Hey guys,
Is this the recommended procedure for executing multiple SQL
statements in a single call? http://www.seanr.ca/tech/?p=75
In other words, do we have a config option to trun on
CLIENT_MULTI_STATEMENTS for MySQL? Or are we still being advised to
go directly into the rails source to achieve this? Seems like it'd be
dead simple to add this as a configuration option (for MySQL
specifically) either in database.yml, or in the environment files.
Thanks.
-John
I believe that you can override this with a client setting in my.cnf
or the user-specific mysql settings. By not providing a value in
rails we just fall back to the user / system wide settings. Max packet
size isn't really something I think we need in the database.yml.
Hrmm....this is not for max packet size, this is to allow the MySQL
Adapter to execute multiple statements in a single call to execute(),
e.g.
CREATE TEMPORARY TABLE temp_pets (
`id` int(11) NOT NULL auto_increment,
`child_id` int(11) NOT NULL default '0',
`pets_name` int(11) NOT NULL default '0'
);
INSERT INTO temp_pets
SELECT id, child_id, pets_name FROM pets;
SELECT
<some_fancy_reporting_metrics_that_the_temp_table_is_indexed_more_appropriately_to_handle_efficiently>
FROM temp_pets;
DROP TABLE temp_pets;
I know my example is very contrived, but imagine any scenario where it
would be faster to create and operate from/within a temp table.
Often, you simply have several SQL commands that can/should be run all
at once (because the round trip to/from the db server is entirely
unnecessary, or the return values of intermediate commands are
throwaways).
Cheers,
John Trupiano wrote:
Hey guys,
Is this the recommended procedure for executing multiple SQL
statements in a single call? http://www.seanr.ca/tech/?p=75
In other words, do we have a config option to trun on
CLIENT_MULTI_STATEMENTS for MySQL?
I'm very happy that this is not possible as it is a good security precaution.
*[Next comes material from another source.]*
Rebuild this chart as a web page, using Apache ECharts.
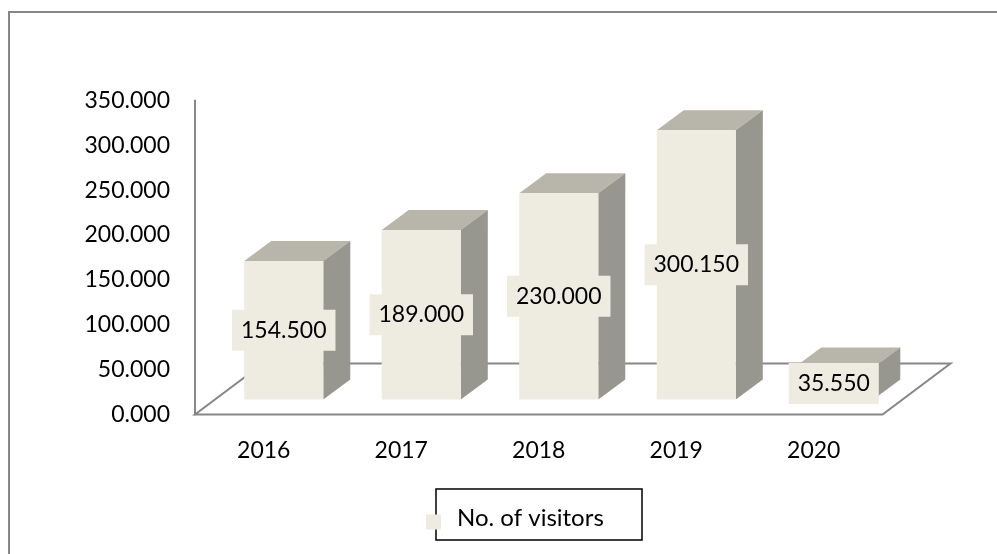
<!DOCTYPE html>
<html>
<head>
<meta charset="utf-8">
<script src="https://cdn.jsdelivr.net/npm/echarts@6/dist/echarts.min.js"></script>
<style>
html,body{margin:0;padding:0;background:#fff;}
#chart{width:997px;height:554px;}
</style>
</head>
<body>
<div id="chart"></div>
<script>
// ---- data ----
const categories = ['2016', '2017', '2018', '2019', '2020'];
const visitors = [154.5, 189.0, 230.0, 300.15, 35.55];
const seriesName = 'No. of visitors';
const yMin = 0, yMax = 350, yStep = 50;

// ---- styles ----
const FONT = 'Lato, "Open Sans", sans-serif';
const FS = 23;
const FRONT = '#EEECE1', TOP = '#B8B5AB', SIDE = '#97978F';
const LINE = '#878787';

const chart = echarts.init(document.getElementById('chart'));

function renderFloor(params, api) {
  const band = api.size([1, 0])[0];
  const p0 = api.coord([0, 0]);
  const p4 = api.coord([categories.length - 1, 0]);
  const xl = p0[0] - band / 2, xr = p4[0] + band / 2, y = p0[1];
  const dx = 68, dy = -51;
  return {
    type: 'polygon',
    shape: { points: [[xl, y], [xr, y], [xr + dx, y + dy], [xl + dx, y + dy]] },
    style: { fill: 'none', stroke: LINE, lineWidth: 2 },
    silent: true
  };
}

function renderBar(params, api) {
  const i = api.value(0), v = api.value(1);
  const t = api.coord([i, v]);
  const b = api.coord([i, 0]);
  const band = api.size([1, 0])[0];
  const w = band * 0.575;
  const ox = 20, oy = -15;      // depth offset of bar front face
  const dx = 27, dy = -20;      // bar depth
  const fl = t[0] + ox - w / 2, fr = fl + w;
  const ft = t[1] + oy, fb = b[1] + oy;
  return {
    type: 'group',
    children: [
      { type: 'polygon', shape: { points: [[fl, ft], [fr, ft], [fr + dx, ft + dy], [fl + dx, ft + dy]] }, style: { fill: TOP } },
      { type: 'polygon', shape: { points: [[fr, ft], [fr + dx, ft + dy], [fr + dx, fb + dy], [fr, fb]] }, style: { fill: SIDE } },
      { type: 'rect', shape: { x: fl, y: ft, width: w, height: fb - ft }, style: { fill: FRONT } },
      { type: 'text', x: (fl + fr) / 2, y: (ft + fb) / 2,
        style: { text: v.toFixed(3), align: 'center', verticalAlign: 'middle',
          fontFamily: FONT, fontSize: FS, lineHeight: 23, fill: '#000',
          backgroundColor: FRONT, padding: [9, 9, 9, 9] } }
    ]
  };
}

chart.setOption({
  animation: false,
  backgroundColor: '#fff',
  grid: { left: 195, right: 114.5, top: 100.5, bottom: 139.5, containLabel: false },
  xAxis: {
    type: 'category', data: categories,
    axisLine: { show: false }, axisTick: { show: false }, splitLine: { show: false },
    axisLabel: { color: '#000', fontFamily: FONT, fontSize: FS, margin: 25, lineHeight: 23 }
  },
  yAxis: {
    type: 'value', min: yMin, max: yMax, interval: yStep,
    axisLine: { show: true, lineStyle: { color: LINE, width: 2 } },
    axisTick: { show: false }, splitLine: { show: false },
    axisLabel: { color: '#000', fontFamily: FONT, fontSize: FS, margin: 25,
      formatter: v => v.toFixed(3) }
  },
  legend: {
    left: 421, top: 501,
    icon: 'path://M0,0 L0.01,0 L0.01,0.01 Z M0,8 L15,8 L15,23 L0,23 Z',
    itemWidth: 15, itemHeight: 23,
    data: [seriesName],
    textStyle: { color: '#000', fontFamily: FONT, fontSize: 24, lineHeight: 23, padding: [0, 0, 0, 11] }
  },
  graphic: [
    { type: 'rect', shape: { x: 9, y: 12, width: 1100, height: 700 },
      style: { fill: 'none', stroke: LINE, lineWidth: 2 }, silent: true, z: -10 },
    { type: 'rect', shape: { x: 436, y: 489, width: 206, height: 51 },
      style: { fill: 'none', stroke: '#000', lineWidth: 1.5 }, silent: true }
  ],
  series: [
    { type: 'custom', name: 'floor', renderItem: renderFloor, data: [[0, 0]], z: 1, silent: true,
      encode: { x: 0, y: 1 } },
    { type: 'custom', name: seriesName, renderItem: renderBar, z: 2,
      itemStyle: { color: FRONT },
      encode: { x: 0, y: 1 },
      data: visitors.map((v, i) => [i, v]) }
  ]
});
</script>
</body>
</html>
Multiple statements per call make you vulnerable to SQL injection if you ever make a mistake with escaping. See for example this case:
http://blog.innerewut.de/2008/6/16/why-you-should-upgrade-to-rails-2-1
This is one of the few cases where MySQL actually behaves more secure than PostgreSQL&co.
Jonathan
Good point Jonathon. I'd probably want to avoid that vulnerability in
most cases. Since this appears to be a per-connection option for
MySQL, perhaps I'm better off just opening an entirely separate
connection to the DB for this report, so that CLIENT_MULTI_STATEMENTS
is only turned on for the few reports that would benefit?
This said, I'd argue that avoiding this option to prevent SQL
Injection is a "paranoid configuration." In other words, the DB admin
doesn't necessarily trust his application devs. If we just sanitize
all input (which is what we're supposed to do anyway when receiving
data from the client), you'd avoid this, no?
-John
This said, I'd argue that avoiding this option to prevent SQL
Injection is a "paranoid configuration." In other words, the DB admin
doesn't necessarily trust his application devs. If we just sanitize
all input (which is what we're supposed to do anyway when receiving
data from the client), you'd avoid this, no?
Paranoid configurations are exactly the thing you want from a security standpoint. Defense in depth is very important. Is it not that the DB admin does not trust his devs but that they are not perfect and make mistakes.
Jonathan
Sure, I wasn't trying to argue your point. I was just suggesting that
there does exist legitimate circumstances where you'd want to
circumvent this "protection." Jonathon, are you suggesting that due
to the risks, we shouldn't allow any way to (even in a very localized
fashion) allow us to bypass that?
I can phrase the question another way. Would you write the following
chunk of code in a different way?
sql = <<-SQL
<statement_1>;
<statement_2>;
<statement_3>;
SQL
sql.strip.split(';').each do |s|
ActiveRecord::Base.connection.execute(s)
end
(btw, I realize there's wasted cycles here in splitting what amounts
to a static string....my code looks like this so that I can debug
easier directly in the mysql shell by copying/pasting that chunk.
Furthermore, it just reads a lot nicer to any dev coming behind me)
Perhaps the best answer is simply going with a stored procedure?